**Instructions for the task**. Collect all lines from the listing that include the string "this".

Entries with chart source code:
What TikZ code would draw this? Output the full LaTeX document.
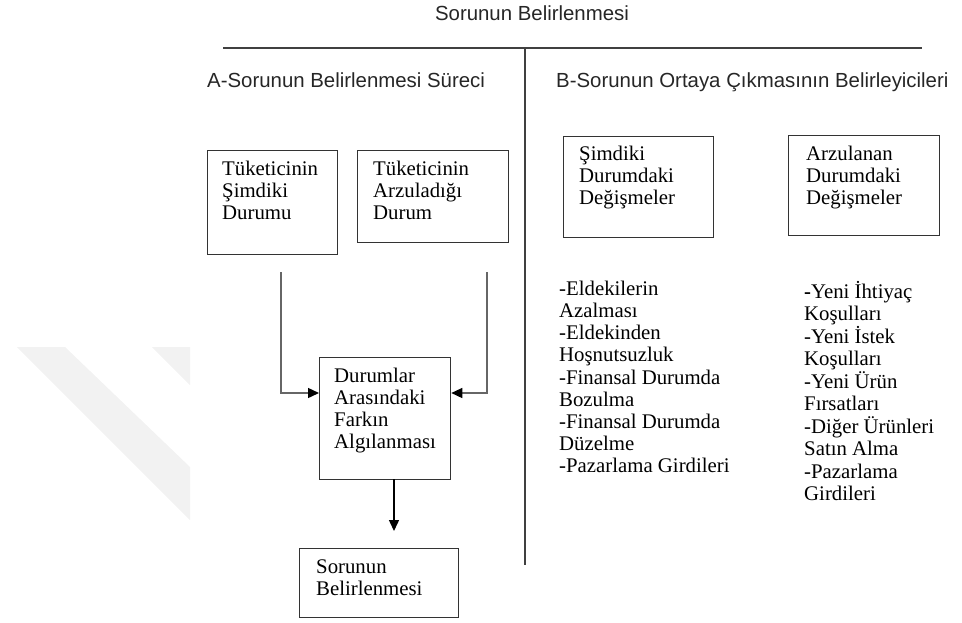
\documentclass[tikz,border=0pt]{standalone}
\usepackage{fontspec}
\setmainfont{Liberation Serif}
\newfontfamily\hsans{Liberation Sans}
\usetikzlibrary{arrows.meta,calc}
\newcommand{\topstrut}{\rule{0pt}{18pt}}
\tikzset{
  box/.style={draw=black!80, line width=1.3pt, anchor=north west, inner sep=0pt},
  txt/.style={anchor=north west, align=left, inner sep=0pt, font=\fontsize{20.8}{22}\selectfont},
  head/.style={inner sep=0pt, font=\hsans\fontsize{20.4}{22}\selectfont, text=black!85},
  conn/.style={draw=black!60, line width=1.4pt, -{Triangle[length=11pt,width=10pt,color=black]}},
  rule/.style={draw=black!75, line width=1.5pt},
  wm/.style={fill=black!5, draw=none}
}
\begin{document}
\begin{tikzpicture}[x=1pt,y=-1pt]
\useasboundingbox (0,0) rectangle (962,622);
% faint watermark bands
\fill[wm] (17,347) -- (65,347) -- (190,467) -- (190,520) -- cycle;
\fill[wm] (152,347) -- (190,347) -- (190,385) -- cycle;
% title and rules
\node[head, anchor=base] (title) at (532,20) {Sorunun Belirlenmesi};
\coordinate (hl) at (223,48);
\coordinate (hr) at (922,48);
\coordinate (vt) at (525,48);
\coordinate (vb) at (525,565);
\draw[rule] (hl) -- (hr);
\draw[rule, line width=1.2pt] (vt) -- (vb);
\node[head, anchor=base west] (ha) at (207,87) {A-Sorunun Belirlenmesi Süreci};
\node[head, anchor=base west] (hb) at (556,87) {B-Sorunun Ortaya Çıkmasının Belirleyicileri};
% left side boxes
\node[box, minimum width=130pt, minimum height=104pt] (b1) at (207,150) {};
\node[txt] (t1) at (222,157) {\topstrut Tüketicinin\\Şimdiki\\Durumu};
\node[box, minimum width=151pt, minimum height=92pt] (b2) at (357,150) {};
\node[txt] (t2) at (373,157) {\topstrut Tüketicinin\\Arzuladığı\\Durum};
\node[box, minimum width=131pt, minimum height=122pt] (b3) at (319,357) {};
\node[txt] (t3) at (334,364) {\topstrut Durumlar\\Arasındaki\\Farkın\\Algılanması};
\node[box, minimum width=159pt, minimum height=69pt] (b4) at (299,548) {};
\node[txt] (t4) at (316,555) {\topstrut Sorunun\\Belirlenmesi};
% connectors
\coordinate (c1) at (281,272);
\coordinate (c2) at (487,272);
\coordinate (c3) at (394,479);
\coordinate (c4) at (394,531);
\draw[conn] (c1) |- (b3.west |- 0,393);
\draw[conn] (c2) |- (b3.east |- 0,393);
\draw[conn, draw=black, line width=1.4pt] (c3) -- (c4);
% right side boxes
\node[box, minimum width=150pt, minimum height=101pt] (b5) at (563,136) {};
\node[txt] (t5) at (579,142) {\topstrut Şimdiki\\Durumdaki\\Değişmeler};
\node[box, minimum width=151pt, minimum height=100pt] (b6) at (788,135) {};
\node[txt] (t6) at (806,142) {\topstrut Arzulanan\\Durumdaki\\Değişmeler};
% lists
\node[txt, font=\fontsize{20.8}{22.2}\selectfont] (l1) at (559,277) {\topstrut -Eldekilerin\\Azalması\\-Eldekinden\\Hoşnutsuzluk\\-Finansal Durumda\\Bozulma\\-Finansal Durumda\\Düzelme\\-Pazarlama Girdileri};
\node[txt, font=\fontsize{20.8}{22.5}\selectfont] (l2) at (804,280) {\topstrut\textbf{-}Yeni İhtiyaç\\Koşulları\\-Yeni İstek\\Koşulları\\-Yeni Ürün\\Fırsatları\\-Diğer Ürünleri\\Satın Alma\\-Pazarlama\\Girdileri};
\end{tikzpicture}
\end{document}
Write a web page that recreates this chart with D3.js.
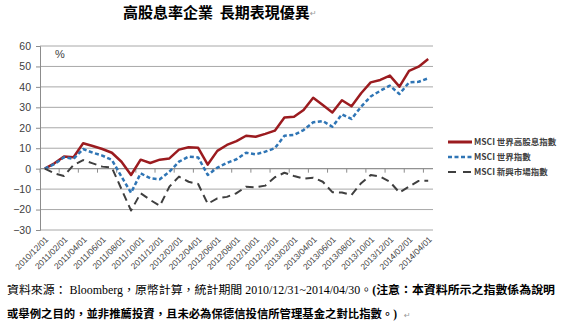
<!DOCTYPE html>
<html>
<head>
<meta charset="utf-8">
<script src="https://cdn.jsdelivr.net/npm/d3@7"></script>
<style>
  body { margin: 0; background: #fff; }
  svg { display: block; }
</style>
</head>
<body>
<svg width="565" height="329"></svg>
<script>
const MONTHS = [
  "2010/12/01", "2011/01/01", "2011/02/01", "2011/03/01", "2011/04/01", "2011/05/01",
  "2011/06/01", "2011/07/01", "2011/08/01", "2011/09/01", "2011/10/01", "2011/11/01",
  "2011/12/01", "2012/01/01", "2012/02/01", "2012/03/01", "2012/04/01", "2012/05/01",
  "2012/06/01", "2012/07/01", "2012/08/01", "2012/09/01", "2012/10/01", "2012/11/01",
  "2012/12/01", "2013/01/01", "2013/02/01", "2013/03/01", "2013/04/01", "2013/05/01",
  "2013/06/01", "2013/07/01", "2013/08/01", "2013/09/01", "2013/10/01", "2013/11/01",
  "2013/12/01", "2014/01/01", "2014/02/01", "2014/03/01", "2014/04/01"
];

// cumulative return, %
const HIGH_DIV = [
  0, 2.6, 5.9, 5.6, 12.4, 11.1, 9.6, 7.8, 3.4, -3.1, 4.4, 2.8, 4.4, 5.0, 9.3, 10.5,
  10.2, 2.0, 8.7, 11.6, 13.5, 16.1, 15.6, 17.0, 18.6, 25.0, 25.4, 28.7, 34.7, 31.1,
  27.5, 33.5, 30.5, 36.9, 42.2, 43.4, 45.5, 40.1, 47.8, 49.9, 53.6
];
const WORLD = [
  0, 2.2, 5.6, 4.8, 9.6, 7.8, 6.4, 4.3, -3.9, -11.8, -2.3, -4.7, -5.2, -1.5, 3.4, 5.9,
  5.5, -3.1, 0.5, 2.8, 4.6, 7.8, 7.0, 8.3, 10.0, 16.1, 16.5, 18.9, 22.7, 23.3,
  20.5, 26.6, 24.3, 30.3, 35.3, 38.1, 40.6, 36.5, 42.2, 42.5, 44.2
];
const EMERGING = [
  0, -2.3, -3.6, 1.8, 4.2, 2.6, 1.0, 0.5, -10.0, -20.5, -12.0, -15.3, -18.2, -8.8, -3.9, -6.4,
  -7.5, -17.2, -14.5, -13.8, -12.0, -8.8, -9.1, -8.3, -4.2, -2.0, -3.6, -4.9, -4.4, -6.4,
  -11.5, -11.7, -12.9, -7.1, -3.1, -3.9, -6.4, -11.7, -8.8, -6.0, -5.9
];
const SERIES_NAMES = ["MSCI 世界高股息指數", "MSCI 世界指數", "MSCI 新興市場指數"];
const Y_TICKS = [-30, -20, -10, 0, 10, 20, 30, 40, 50, 60];

const TITLE = "高股息率企業  長期表現優異";
const NOTE_1A = "資料來源： Bloomberg，原幣計算，統計期間 2010/12/31~2014/04/30。";
const NOTE_1B = "(注意：本資料所示之指數係為說明";
const NOTE_2 = "或舉例之目的，並非推薦投資，且未必為保德信投信所管理基金之對比指數。)";

const svg = d3.select("svg");
const plot = { left: 40, right: 433, top: 46, bottom: 230 };

const xScale = d3.scaleBand().domain(MONTHS).range([plot.left, plot.right]);
const yScale = d3.scaleLinear().domain([-30, 60]).range([plot.bottom, plot.top]);
const cx = m => xScale(m) + xScale.bandwidth() / 2;

// title
svg.append("text")
  .attr("x", 123).attr("y", 18)
  .attr("font-family", "'Noto Sans CJK TC'")
  .attr("font-weight", "bold")
  .attr("font-size", 15)
  .attr("xml:space", "preserve")
  .style("white-space", "pre")
  .text(TITLE);
svg.append("text")
  .attr("x", 310).attr("y", 16)
  .attr("font-size", 8).attr("fill", "#999")
  .attr("font-family", "'DejaVu Sans'")
  .text("↵");

// gridlines
svg.append("g")
  .selectAll("line")
  .data(Y_TICKS)
  .enter()
  .append("line")
  .attr("x1", plot.left).attr("x2", plot.right)
  .attr("y1", d => yScale(d)).attr("y2", d => yScale(d))
  .attr("stroke", "#a8a8a8").attr("stroke-width", 1);

// y axis
const yAxis = d3.axisLeft(yScale).tickValues(Y_TICKS).tickSize(4).tickPadding(5);
const gy = svg.append("g")
  .attr("transform", "translate(" + [plot.left, 0] + ")")
  .call(yAxis);
gy.select(".domain").attr("stroke", "#8c8c8c");
gy.selectAll(".tick line").attr("stroke", "#8c8c8c");
gy.selectAll("text")
  .attr("font-family", "'Liberation Sans'")
  .attr("font-size", 10.5)
  .attr("fill", "#404040");

svg.append("text")
  .attr("x", 55).attr("y", 58)
  .attr("font-family", "'Liberation Sans'")
  .attr("font-size", 11)
  .attr("fill", "#404040")
  .text("%");

// horizontal axis at zero
const y0 = yScale(0);
svg.append("line")
  .attr("x1", plot.left).attr("x2", plot.right)
  .attr("y1", y0).attr("y2", y0)
  .attr("stroke", "#8c8c8c");
const labelled = MONTHS.filter((m, i) => i % 2 === 0);
svg.append("g")
  .selectAll("line")
  .data(labelled)
  .enter()
  .append("line")
  .attr("x1", d => xScale(d)).attr("x2", d => xScale(d))
  .attr("y1", y0).attr("y2", y0 + 4)
  .attr("stroke", "#8c8c8c");

// category labels
svg.append("g")
  .selectAll("text")
  .data(labelled)
  .enter()
  .append("text")
  .attr("transform", d => "translate(" + [cx(d) + 2, 238] + ") rotate(-45)")
  .attr("text-anchor", "end")
  .attr("dy", "0.35em")
  .attr("font-family", "'Liberation Sans'")
  .attr("font-size", 8.5)
  .attr("fill", "#404040")
  .text(d => d);

// lines
const styles = [
  { color: "#9b1b1f", width: 2.5, dash: null },
  { color: "#2f75b5", width: 2.5, dash: "4,2.5" },
  { color: "#3f3f3f", width: 2, dash: "8,5" }
];
const lineGen = d3.line()
  .x((d, i) => cx(MONTHS[i]))
  .y(d => yScale(d));

[HIGH_DIV, WORLD, EMERGING].forEach((data, k) => {
  svg.append("path")
    .datum(data)
    .attr("d", lineGen)
    .attr("fill", "none")
    .attr("stroke", styles[k].color)
    .attr("stroke-width", styles[k].width)
    .attr("stroke-dasharray", styles[k].dash)
    .attr("stroke-linejoin", "round");
});

// legend
const legendY = [142, 157, 172];
const legend = svg.append("g");
SERIES_NAMES.forEach((name, k) => {
  legend.append("line")
    .attr("x1", 448).attr("x2", 472)
    .attr("y1", legendY[k]).attr("y2", legendY[k])
    .attr("stroke", styles[k].color)
    .attr("stroke-width", k === 0 ? 3 : styles[k].width)
    .attr("stroke-dasharray", k === 2 ? "8,7" : styles[k].dash);
  legend.append("text")
    .attr("x", 474).attr("y", legendY[k])
    .attr("dy", "0.35em")
    .attr("font-family", "'Noto Sans CJK TC'")
    .attr("font-weight", "bold")
    .attr("font-size", 8.5)
    .attr("fill", "#404040")
    .text(name);
});

// footnote
const note1 = svg.append("text")
  .attr("x", 7).attr("y", 294)
  .attr("font-family", "'Liberation Serif', 'Noto Sans CJK TC'")
  .attr("font-size", 11.5)
  .attr("textLength", 548)
  .attr("lengthAdjust", "spacingAndGlyphs");
note1.append("tspan").text(NOTE_1A);
note1.append("tspan").attr("font-weight", "bold").text(NOTE_1B);

svg.append("text")
  .attr("x", 7).attr("y", 318)
  .attr("font-family", "'Liberation Serif', 'Noto Sans CJK TC'")
  .attr("font-size", 11.5)
  .attr("font-weight", "bold")
  .attr("textLength", 390)
  .attr("lengthAdjust", "spacingAndGlyphs")
  .text(NOTE_2);
svg.append("text")
  .attr("x", 404).attr("y", 318)
  .attr("font-size", 8).attr("fill", "#999")
  .attr("font-family", "'DejaVu Sans'")
  .text("↵");
</script>
</body>
</html>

**Task response**.
What TikZ code would draw this? Output the full LaTeX document.
Write a web page that recreates this chart with D3.js.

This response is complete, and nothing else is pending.